I've reworded the question somewhat and broken it down to "Will OpenSSL's TLS-SRP still provide PFS if all credentials are public?" Let me know if this is contrary to your intentions.

And the answer to that question is "Yes".

The reason is that this question is really the same as asking "Does OpenSSL's TLS-SRP provide PFS?"

Because Forward Secrecy (and AFAIK PFS and FS are synonyms) is defined (by Wikipedia) as:

In cryptography, forward secrecy (FS; also known as perfect forward secrecy[1]) is a property of secure communication protocols: a secure communication protocol is said to have forward secrecy if compromise of long-term keys does not compromise past session keys.

What this does NOT defend you against is an active attacker. If the credentials are public, then you can easily be man-in-the-middled at any time the attacker wishes.
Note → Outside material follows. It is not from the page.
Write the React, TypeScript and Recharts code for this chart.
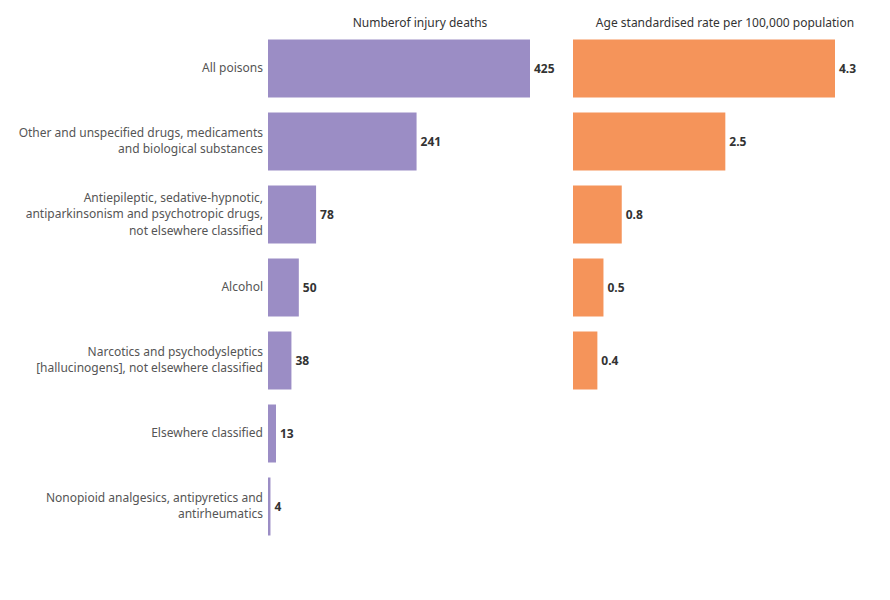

But if somebody finds a backuptape of old tcpdumps for example they won't be able to decrypt it, because the long-term key does not disclose the session keys.

Disclaimer: Now I don't know much about SRP. Basically all I know is that it exists.

And this is pretty much an argument from authority here: Knowledgeable people (TM) have said that SRP provides FS. And if it does, then by definition of FS, it MUST be safe from the attack you want to defend against: passive eavesdropping.